◆ **Task brief**
Give the listing again character for character, but drop the images.

◆ **Collected data**
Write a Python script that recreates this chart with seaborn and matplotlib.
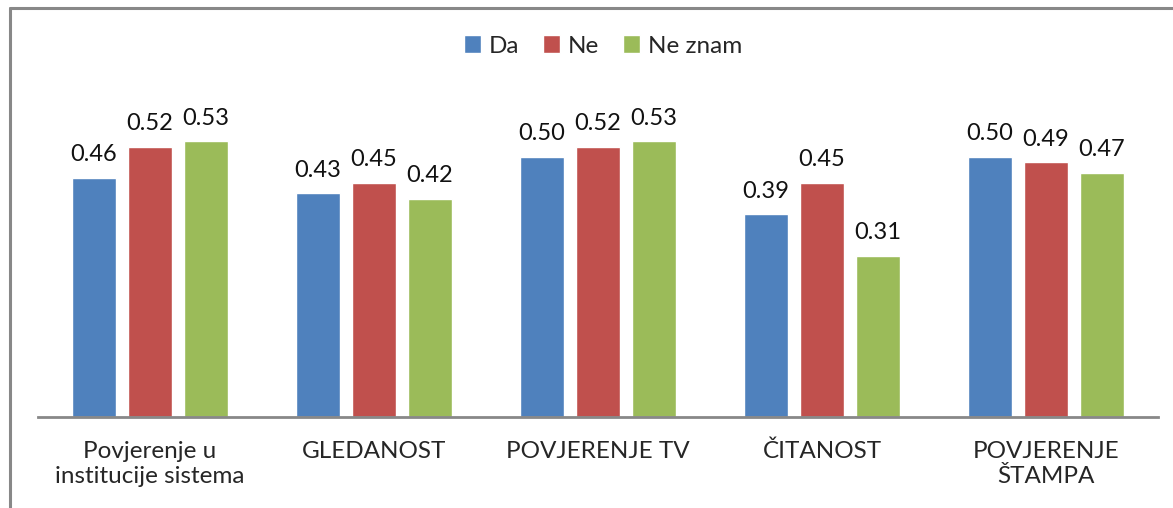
import matplotlib
matplotlib.use("Agg")
import matplotlib.pyplot as plt
import pandas as pd
import seaborn as sns
from matplotlib.lines import Line2D

categories = ["Povjerenje u\ninstitucije sistema", "GLEDANOST", "POVJERENJE TV",
              "ČITANOST", "POVJERENJE\nŠTAMPA"]
series = ["Da", "Ne", "Ne znam"]
da = [0.46, 0.43, 0.50, 0.39, 0.50]
ne = [0.52, 0.45, 0.52, 0.45, 0.49]
ne_znam = [0.53, 0.42, 0.53, 0.31, 0.47]
colors = ["#4F81BD", "#C0504D", "#9BBB59"]

df = pd.DataFrame({
    "kategorija": categories * 3,
    "odgovor": [s for s in series for _ in categories],
    "vrijednost": da + ne + ne_znam,
})

sns.set_style("white")
plt.rcParams["font.family"] = ["Lato", "DejaVu Sans"]

W, H = 1173, 508
fig = plt.figure(figsize=(W / 100, H / 100), dpi=100)
ax = fig.add_axes([38 / W, (H - 417) / H, (1158 - 38) / W, (417 - 105) / H])

sns.barplot(data=df, x="kategorija", y="vrijednost", hue="odgovor",
            palette=colors, width=0.75, gap=0.2, ax=ax, errorbar=None,
            saturation=1)

for c in ax.containers:
    ax.bar_label(c, fmt="%.2f", padding=9, fontsize=17, color="#111111")

ax.set_xlim(-0.5, 4.5)
ax.set_ylim(0, 0.6)
ax.set_xlabel("")
ax.set_ylabel("")
ax.set_yticks([])
ax.tick_params(axis="x", length=0, labelsize=17.5, pad=17)
for lbl in ax.get_xticklabels():
    lbl.set_linespacing(1.25)
for s in ["top", "right", "left"]:
    ax.spines[s].set_visible(False)
ax.spines["bottom"].set_color("#888888")
ax.spines["bottom"].set_linewidth(2)

handles, labels = ax.get_legend_handles_labels()
ax.legend(handles, labels, loc="center", bbox_to_anchor=(603 / W, 1 - 46 / H),
          bbox_transform=fig.transFigure, ncol=3, frameon=False, fontsize=17.5,
          handlelength=0.7, handleheight=0.7, handletextpad=0.3, columnspacing=1.0)

# outer frame (left and top edges)
fig.add_artist(Line2D([10 / W, 10 / W], [0, 1 - 8 / H], color="#888888", lw=2.2,
                      transform=fig.transFigure))
fig.add_artist(Line2D([10 / W, 1], [1 - 8 / H, 1 - 8 / H], color="#888888", lw=2.2,
                      transform=fig.transFigure))

fig.savefig("out.png", dpi=100)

◆ **Reply**
Write a Python script that recreates this chart with seaborn and matplotlib.
import matplotlib
matplotlib.use("Agg")
import matplotlib.pyplot as plt
import pandas as pd
import seaborn as sns
from matplotlib.lines import Line2D

categories = ["Povjerenje u\ninstitucije sistema", "GLEDANOST", "POVJERENJE TV",
              "ČITANOST", "POVJERENJE\nŠTAMPA"]
series = ["Da", "Ne", "Ne znam"]
da = [0.46, 0.43, 0.50, 0.39, 0.50]
ne = [0.52, 0.45, 0.52, 0.45, 0.49]
ne_znam = [0.53, 0.42, 0.53, 0.31, 0.47]
colors = ["#4F81BD", "#C0504D", "#9BBB59"]

df = pd.DataFrame({
    "kategorija": categories * 3,
    "odgovor": [s for s in series for _ in categories],
    "vrijednost": da + ne + ne_znam,
})

sns.set_style("white")
plt.rcParams["font.family"] = ["Lato", "DejaVu Sans"]

W, H = 1173, 508
fig = plt.figure(figsize=(W / 100, H / 100), dpi=100)
ax = fig.add_axes([38 / W, (H - 417) / H, (1158 - 38) / W, (417 - 105) / H])

sns.barplot(data=df, x="kategorija", y="vrijednost", hue="odgovor",
            palette=colors, width=0.75, gap=0.2, ax=ax, errorbar=None,
            saturation=1)

for c in ax.containers:
    ax.bar_label(c, fmt="%.2f", padding=9, fontsize=17, color="#111111")

ax.set_xlim(-0.5, 4.5)
ax.set_ylim(0, 0.6)
ax.set_xlabel("")
ax.set_ylabel("")
ax.set_yticks([])
ax.tick_params(axis="x", length=0, labelsize=17.5, pad=17)
for lbl in ax.get_xticklabels():
    lbl.set_linespacing(1.25)
for s in ["top", "right", "left"]:
    ax.spines[s].set_visible(False)
ax.spines["bottom"].set_color("#888888")
ax.spines["bottom"].set_linewidth(2)

handles, labels = ax.get_legend_handles_labels()
ax.legend(handles, labels, loc="center", bbox_to_anchor=(603 / W, 1 - 46 / H),
          bbox_transform=fig.transFigure, ncol=3, frameon=False, fontsize=17.5,
          handlelength=0.7, handleheight=0.7, handletextpad=0.3, columnspacing=1.0)

# outer frame (left and top edges)
fig.add_artist(Line2D([10 / W, 10 / W], [0, 1 - 8 / H], color="#888888", lw=2.2,
                      transform=fig.transFigure))
fig.add_artist(Line2D([10 / W, 1], [1 - 8 / H, 1 - 8 / H], color="#888888", lw=2.2,
                      transform=fig.transFigure))

fig.savefig("out.png", dpi=100)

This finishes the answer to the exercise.